## EXERCISE BRIEF
Skip the images and return the records below exactly.

================================

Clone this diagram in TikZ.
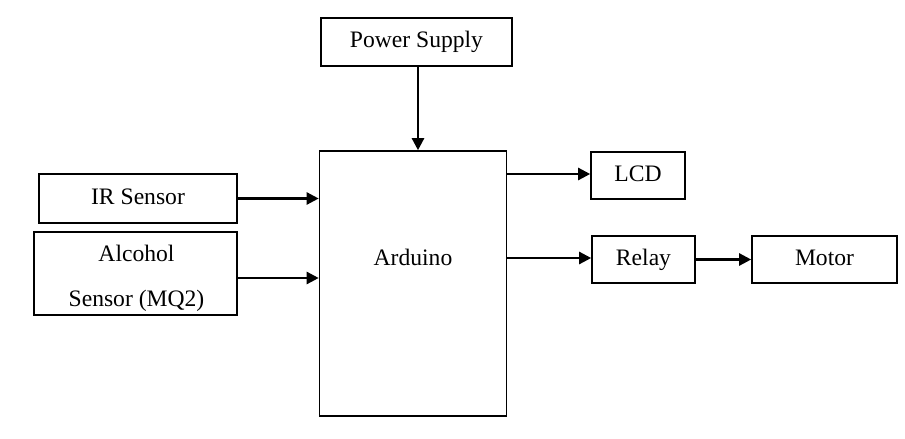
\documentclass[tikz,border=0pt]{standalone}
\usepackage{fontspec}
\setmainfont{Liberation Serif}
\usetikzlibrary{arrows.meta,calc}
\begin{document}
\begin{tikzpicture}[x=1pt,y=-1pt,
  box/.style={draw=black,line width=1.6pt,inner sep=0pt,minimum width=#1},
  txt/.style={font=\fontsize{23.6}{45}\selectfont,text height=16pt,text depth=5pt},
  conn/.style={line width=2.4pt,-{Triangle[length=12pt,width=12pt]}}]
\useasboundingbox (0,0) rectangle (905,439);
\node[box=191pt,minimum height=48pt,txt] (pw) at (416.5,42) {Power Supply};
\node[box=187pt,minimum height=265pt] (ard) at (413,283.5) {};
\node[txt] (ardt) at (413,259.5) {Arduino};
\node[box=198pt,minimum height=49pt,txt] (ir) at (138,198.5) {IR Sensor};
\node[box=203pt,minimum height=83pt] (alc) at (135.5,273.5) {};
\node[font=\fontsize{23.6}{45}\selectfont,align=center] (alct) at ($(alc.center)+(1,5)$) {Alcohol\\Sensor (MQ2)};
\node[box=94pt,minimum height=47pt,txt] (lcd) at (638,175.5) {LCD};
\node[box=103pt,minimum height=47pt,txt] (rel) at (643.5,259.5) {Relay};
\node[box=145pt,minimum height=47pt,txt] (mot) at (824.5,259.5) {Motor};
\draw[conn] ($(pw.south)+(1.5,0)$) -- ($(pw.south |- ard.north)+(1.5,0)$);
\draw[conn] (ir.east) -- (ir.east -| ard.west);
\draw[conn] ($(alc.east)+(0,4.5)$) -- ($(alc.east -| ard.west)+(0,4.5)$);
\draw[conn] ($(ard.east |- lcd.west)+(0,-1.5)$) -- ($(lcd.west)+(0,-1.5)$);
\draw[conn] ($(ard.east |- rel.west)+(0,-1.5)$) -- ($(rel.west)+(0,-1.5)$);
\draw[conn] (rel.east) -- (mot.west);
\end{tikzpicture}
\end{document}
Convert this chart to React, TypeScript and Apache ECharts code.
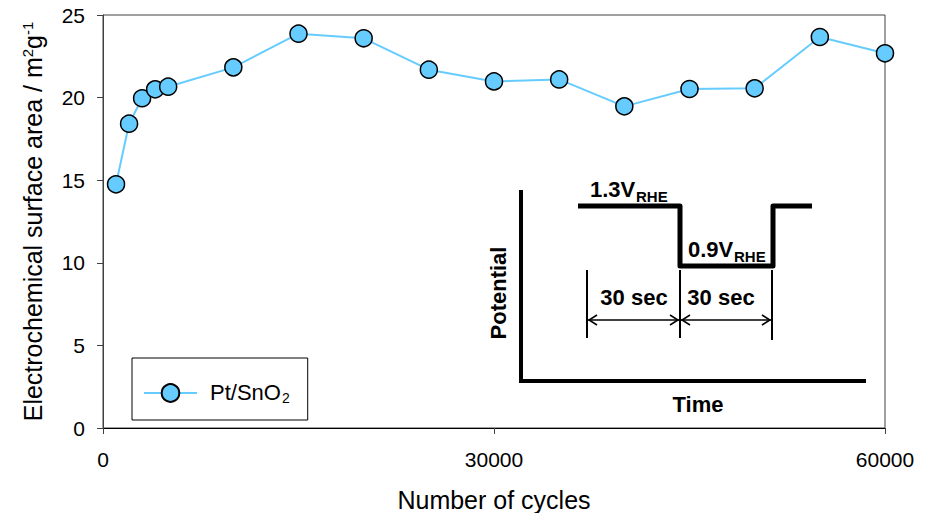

================================

## THE RESPONSE
Clone this diagram in TikZ.
\documentclass[tikz,border=0pt]{standalone}
\usepackage{fontspec}
\setmainfont{Liberation Serif}
\usetikzlibrary{arrows.meta,calc}
\begin{document}
\begin{tikzpicture}[x=1pt,y=-1pt,
  box/.style={draw=black,line width=1.6pt,inner sep=0pt,minimum width=#1},
  txt/.style={font=\fontsize{23.6}{45}\selectfont,text height=16pt,text depth=5pt},
  conn/.style={line width=2.4pt,-{Triangle[length=12pt,width=12pt]}}]
\useasboundingbox (0,0) rectangle (905,439);
\node[box=191pt,minimum height=48pt,txt] (pw) at (416.5,42) {Power Supply};
\node[box=187pt,minimum height=265pt] (ard) at (413,283.5) {};
\node[txt] (ardt) at (413,259.5) {Arduino};
\node[box=198pt,minimum height=49pt,txt] (ir) at (138,198.5) {IR Sensor};
\node[box=203pt,minimum height=83pt] (alc) at (135.5,273.5) {};
\node[font=\fontsize{23.6}{45}\selectfont,align=center] (alct) at ($(alc.center)+(1,5)$) {Alcohol\\Sensor (MQ2)};
\node[box=94pt,minimum height=47pt,txt] (lcd) at (638,175.5) {LCD};
\node[box=103pt,minimum height=47pt,txt] (rel) at (643.5,259.5) {Relay};
\node[box=145pt,minimum height=47pt,txt] (mot) at (824.5,259.5) {Motor};
\draw[conn] ($(pw.south)+(1.5,0)$) -- ($(pw.south |- ard.north)+(1.5,0)$);
\draw[conn] (ir.east) -- (ir.east -| ard.west);
\draw[conn] ($(alc.east)+(0,4.5)$) -- ($(alc.east -| ard.west)+(0,4.5)$);
\draw[conn] ($(ard.east |- lcd.west)+(0,-1.5)$) -- ($(lcd.west)+(0,-1.5)$);
\draw[conn] ($(ard.east |- rel.west)+(0,-1.5)$) -- ($(rel.west)+(0,-1.5)$);
\draw[conn] (rel.east) -- (mot.west);
\end{tikzpicture}
\end{document}
Convert this chart to React, TypeScript and Apache ECharts code.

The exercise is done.